Unlike past manufacturers, G.M. has been assisting investigators instead of impeding or foot dragging to prevent discovery. This eagerness is expected to earn the automaker some good will with the DOJ.
G.M. likely hopes to avoid the sort of major fine that Toyota faced in 2014 after investigators determined that the Japanese automaker tried to hide a known acceleration problem from coming to light. Toyota was assessed a $1.2 billion criminal fine after a DOJ investigation.
G.M. hastens to say that it is cooperating. “We are cooperating fully with all requests,” G.M. said in a statement. But the automaker also said it wouldn’t comment further “on the status of the investigation, including timing.”
At issue is the Chevy Cobalt and several other small car models that had faulty ignitions that could sometimes turn the car off in use. The automaker recalled some 2.6 million Cobalts to fix the problem. In all, G.M. recalled a record 30 million vehicles worldwide in 2014.
Whatever the eventual outcome, the DOJ could slap General Motors with heavy charges of criminal misconduct. Investigators have also said that the company may have committed fraud during its bankruptcy proceedings in 2009 by not revealing the defects.

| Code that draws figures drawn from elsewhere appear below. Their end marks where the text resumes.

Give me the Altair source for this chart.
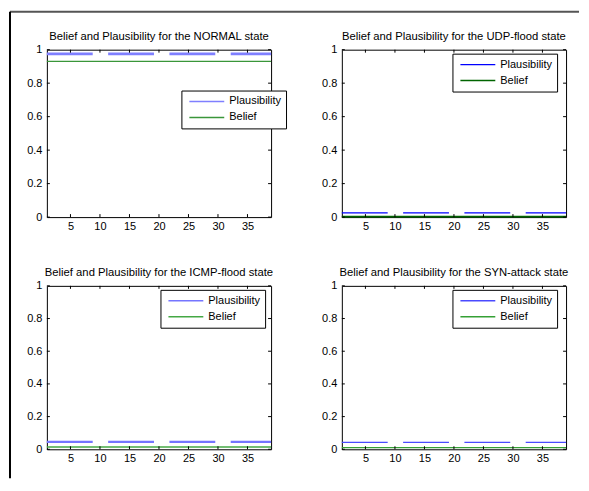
import altair as alt
import pandas as pd

# ---- data read from the reference ----
states = ["NORMAL", "UDP-flood", "ICMP-flood", "SYN-attack"]
plausibility = [0.975, 0.025, 0.045, 0.042]
belief = [0.93, 0.003, 0.014, 0.010]
sample_range = [1, 39]
series_names = ["Plausibility", "Belief"]
x_ticks = [5, 10, 15, 20, 25, 30, 35]
y_ticks = [0, 0.2, 0.4, 0.6, 0.8, 1]

# ---- per-panel styles ----
plaus_colors = ["#7f7fff", "#0000ff", "#7575ff", "#4a4aff"]
belief_colors = ["#3a963a", "#006400", "#45a845", "#35a035"]
plaus_widths = [2.6, 1.2, 2.2, 1.4]
belief_widths = [1.4, 1.8, 1.6, 1.4]
panel_heights = [168, 168, 164, 164]
legend_pos = [(135, 41), (111, 4), (114, 4), (111, 4)]

FONT = "Liberation Sans"
W = 225


def panel(i):
    h = panel_heights[i]
    df = pd.DataFrame({
        "x": sample_range * 2,
        "value": [plausibility[i]] * 2 + [belief[i]] * 2,
        "series": ["Plausibility"] * 2 + ["Belief"] * 2,
    })
    xenc = alt.X("x:Q", scale=alt.Scale(domain=sample_range, nice=False, zero=False),
                 axis=alt.Axis(values=x_ticks, title=None, labelFlush=False, labelOverlap=False,
                               labelPadding=3))
    yenc = alt.Y("value:Q", scale=alt.Scale(domain=[0, 1], nice=False),
                 axis=alt.Axis(values=y_ticks, title=None, format="~g", labelFlush=False,
                               labelOverlap=False, labelPadding=5))
    lx, ly = legend_pos[i]
    color = alt.Color(
        "series:N",
        scale=alt.Scale(domain=series_names, range=[plaus_colors[i], belief_colors[i]]),
        legend=alt.Legend(
            title=None, orient="none", legendX=lx, legendY=ly,
            strokeColor="black", fillColor="white", padding=5,
            symbolType="stroke", symbolSize=1225, symbolStrokeWidth=1.4,
            symbolDash=[1, 0], symbolOffset=2,
            labelFont=FONT, labelFontSize=11, labelColor="black", labelOffset=4,
            clipHeight=12, rowPadding=4,
        ),
    )
    base = alt.Chart(df)
    pl = base.transform_filter(alt.datum.series == "Plausibility").mark_line(
        strokeDash=[46, 15.5], strokeWidth=plaus_widths[i]
    ).encode(x=xenc, y=yenc, color=color)
    bl = base.transform_filter(alt.datum.series == "Belief").mark_line(
        strokeWidth=belief_widths[i]
    ).encode(x=xenc, y=yenc, color=color)

    xt = pd.DataFrame({"x": x_ticks})
    yt = pd.DataFrame({"value": y_ticks})
    t1 = alt.Chart(xt).mark_rule(color="black", strokeWidth=1).encode(x=xenc, y=alt.value(0), y2=alt.value(3))
    t2 = alt.Chart(xt).mark_rule(color="black", strokeWidth=1).encode(x=xenc, y=alt.value(h), y2=alt.value(h - 3))
    t3 = alt.Chart(yt).mark_rule(color="black", strokeWidth=1).encode(y=yenc, x=alt.value(0), x2=alt.value(3))
    t4 = alt.Chart(yt).mark_rule(color="black", strokeWidth=1).encode(y=yenc, x=alt.value(W), x2=alt.value(W - 3))

    title_df = pd.DataFrame({"t": [f"Belief and Plausibility for the {states[i]} state"]})
    title = alt.Chart(title_df).mark_text(
        font=FONT, fontSize=11.3, color="black", align="center", baseline="alphabetic"
    ).encode(text="t:N", x=alt.value(W / 2), y=alt.value(-9.5))

    layers = [pl, bl, t1, t2, t3, t4, title]
    if i == 0:
        dummy = pd.DataFrame({"k": [0]})
        top = alt.Chart(dummy).mark_rule(color="#555555", strokeWidth=2, clip=False).encode(
            x=alt.value(-37), x2=alt.value(534), y=alt.value(-38))
        left = alt.Chart(dummy).mark_rule(color="black", strokeWidth=2, clip=False).encode(
            x=alt.value(-37), y=alt.value(-38), y2=alt.value(430))
        layers += [top, left]

    return alt.layer(*layers).properties(width=W, height=h)


chart = alt.concat(
    *[panel(i) for i in range(4)], columns=2, bounds="flush",
    spacing={"row": 69, "column": 71},
).resolve_scale(color="independent").resolve_legend(color="independent").properties(
    padding={"left": 0, "top": 1, "right": 0, "bottom": 0}
).configure_view(stroke="black", strokeWidth=1).configure_axis(
    domain=False, ticks=False, grid=False, labelFont=FONT, labelFontSize=11,
    labelColor="black",
)

chart.save("out.html", embed_options={"renderer": "svg", "actions": False})
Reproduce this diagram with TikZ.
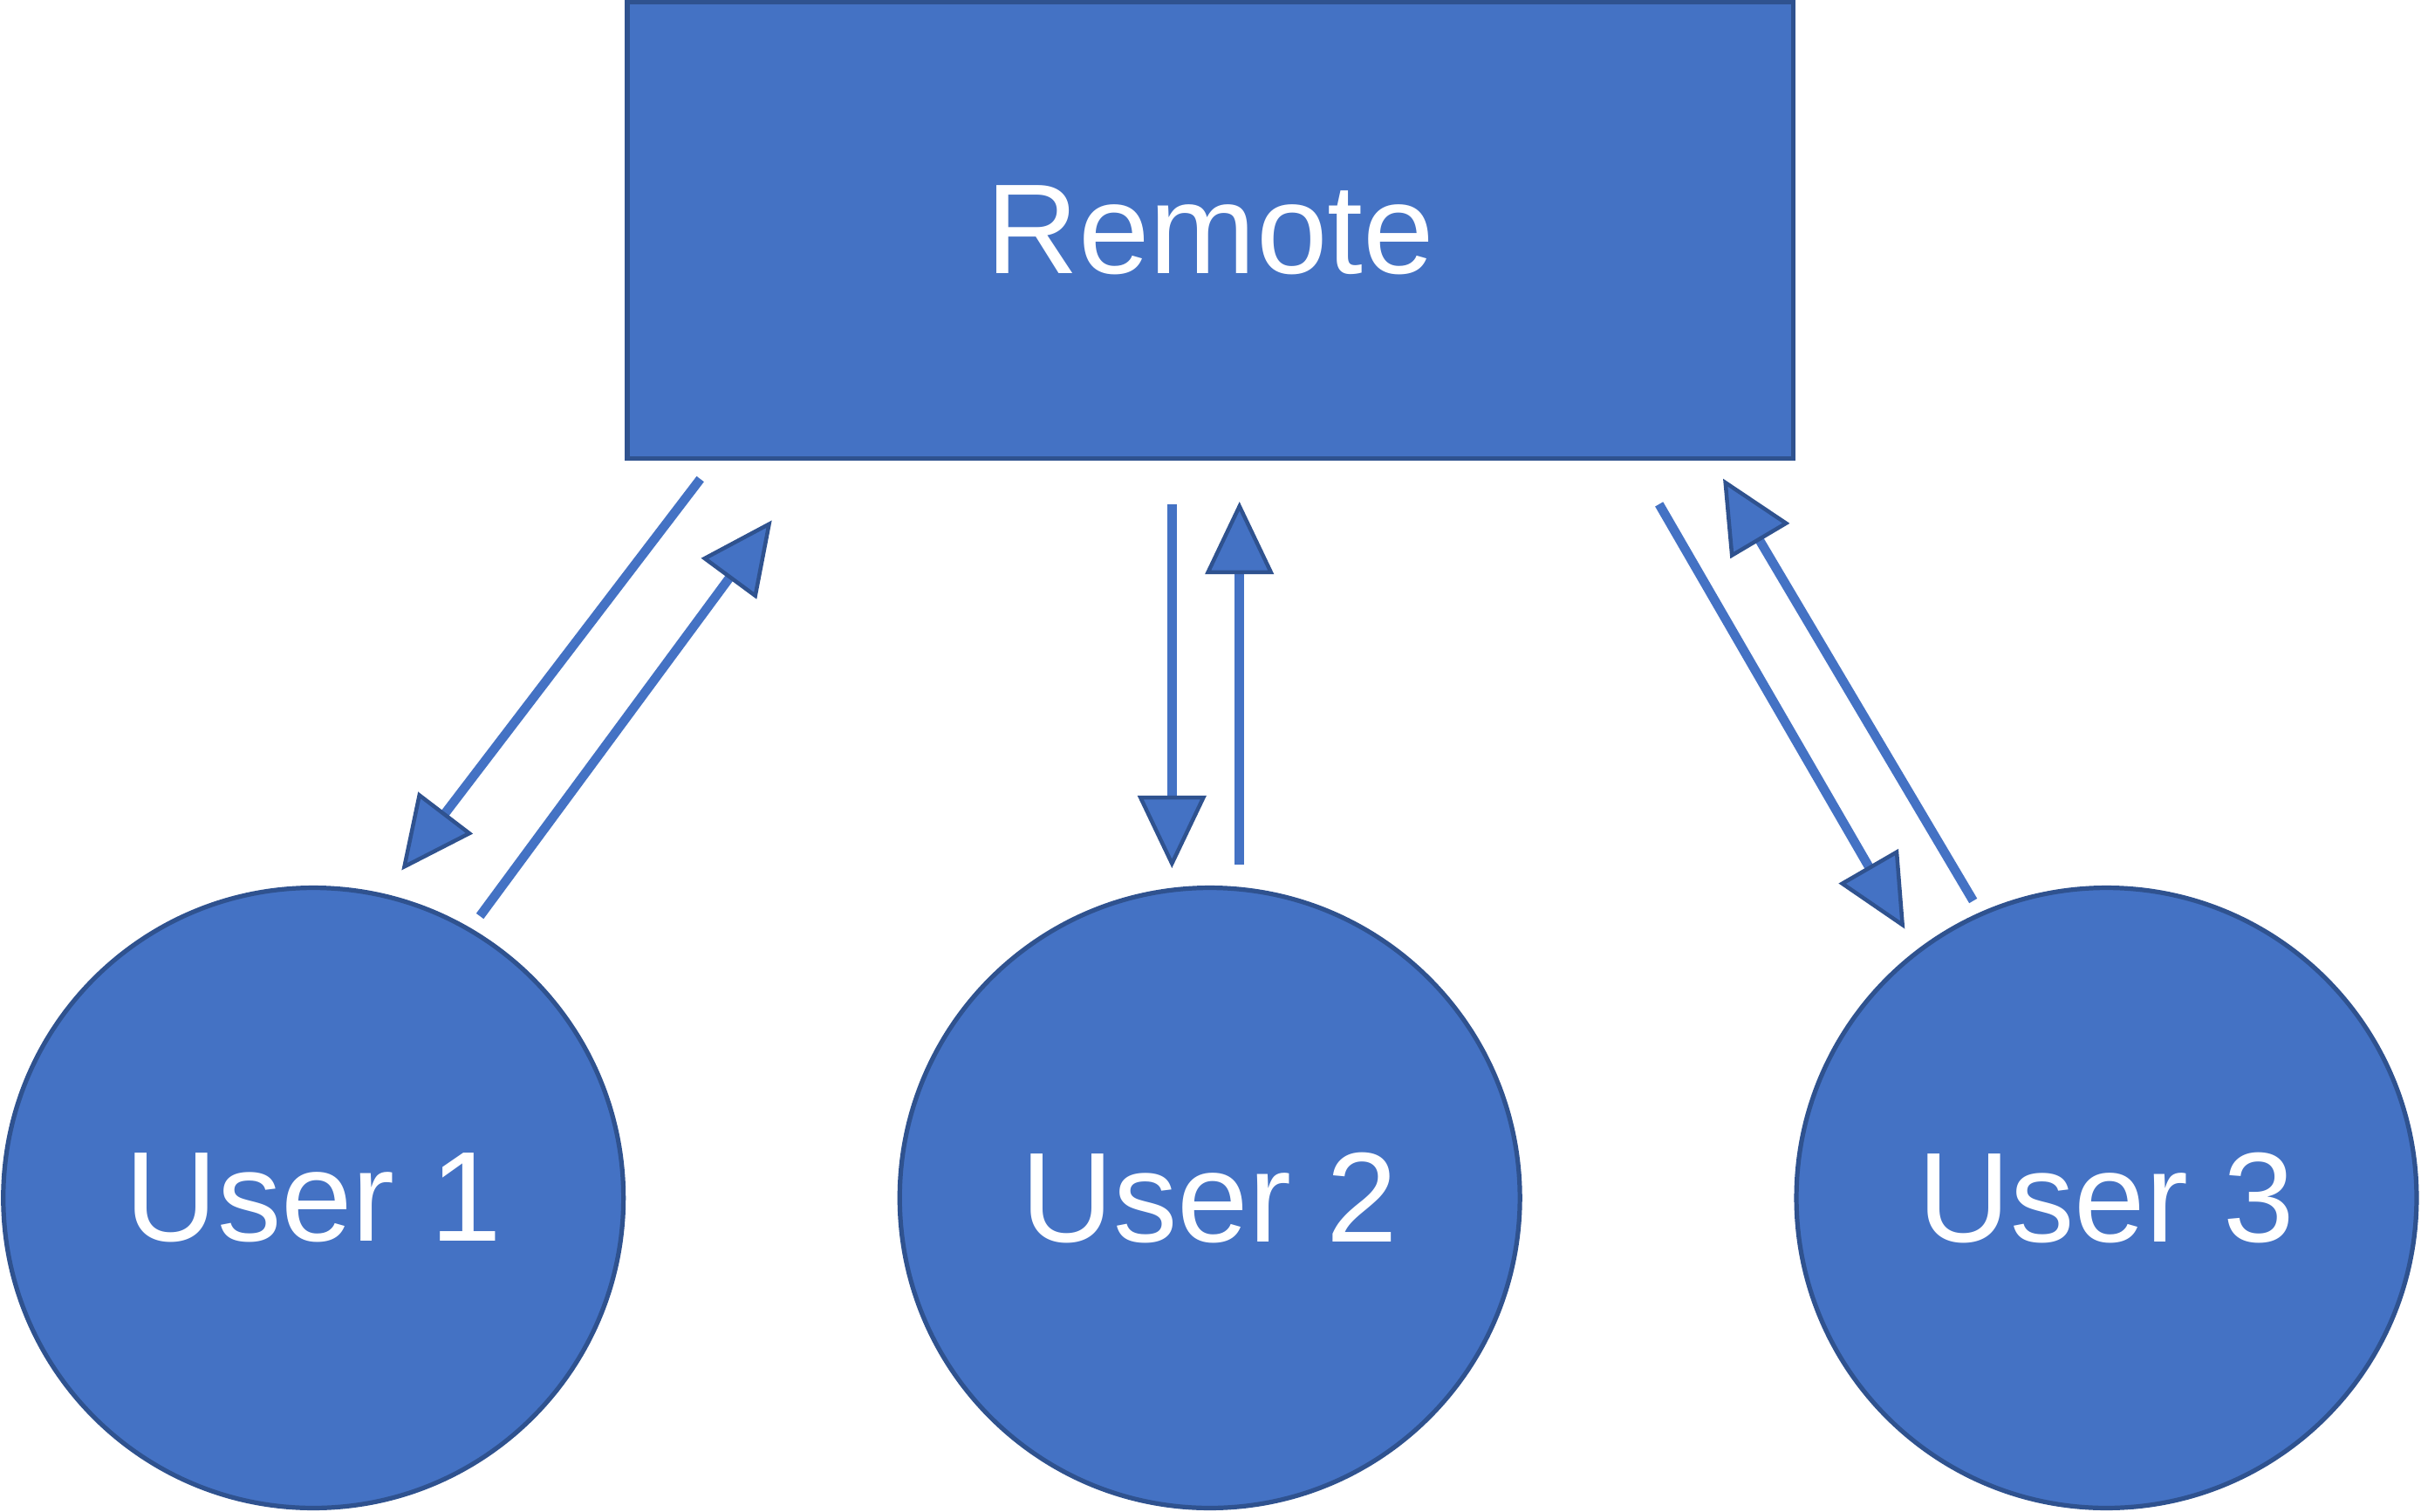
\documentclass[tikz,border=0pt]{standalone}
\usepackage{fontspec}
\setmainfont{Liberation Sans}
\usetikzlibrary{arrows.meta}
\definecolor{cfill}{HTML}{4472C4}
\definecolor{cedge}{HTML}{2F528F}
\begin{document}
\begin{tikzpicture}[x=0.01cm,y=-0.01cm,
  shapebase/.style={fill=cfill,draw=cedge,line width=1.48pt,text=white,
    font=\fontsize{41.7pt}{50pt}\selectfont,inner sep=0pt},
  box/.style={shapebase,rectangle,minimum width=13.36cm,minimum height=5.227cm},
  usercircle/.style={shapebase,circle,minimum size=7.105cm},
  flow/.style={draw=cfill,line width=3pt,
    -{Triangle[length=0.83cm,width=0.78cm,line width=1.28pt,fill=cfill,color=cedge]}}]
\useasboundingbox (0,0) rectangle (2775,1733);
\node[box] (remote) at (1387.3,263.9) {Remote};
\node[usercircle] (u1) at (359.2,1373) {User 1};
\node[usercircle] (u2) at (1386.7,1373) {User 2};
\node[usercircle] (u3) at (2414.5,1373) {User 3};
% free ends of the connectors
\coordinate (a1) at (802.7,549);   \coordinate (a2) at (460.3,997.5);
\coordinate (b1) at (550.1,1050);  \coordinate (b2) at (884.7,596.4);
\coordinate (c1) at (1343.3,578.3);\coordinate (c2) at (1343.3,995);
\coordinate (d1) at (1420.7,990.7);\coordinate (d2) at (1420.7,575);
\coordinate (e1) at (1901.7,577.9);\coordinate (e2) at (2183.3,1064.6);
\coordinate (f1) at (2261.7,1032.5);\coordinate (f2) at (1975,548.6);
\draw[flow] (a1) -- (a2);
\draw[flow] (b1) -- (b2);
\draw[flow] (c1) -- (c2);
\draw[flow] (d1) -- (d2);
\draw[flow] (e1) -- (e2);
\draw[flow] (f1) -- (f2);
\end{tikzpicture}
\end{document}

But the automaker has already paid out some $3 billion in recalls, including an estimated $600 million set aside for victims of the defects. G.M. also paid the National Highway Traffic Safety Administration a$35 million penalty last year.
General Motors benefited heavily from a $50 billion bailout courtesy of the taxpayers in 2009 — and that was the least of the favors given to company — but taxpayers lost $11.2 billion from the bailout.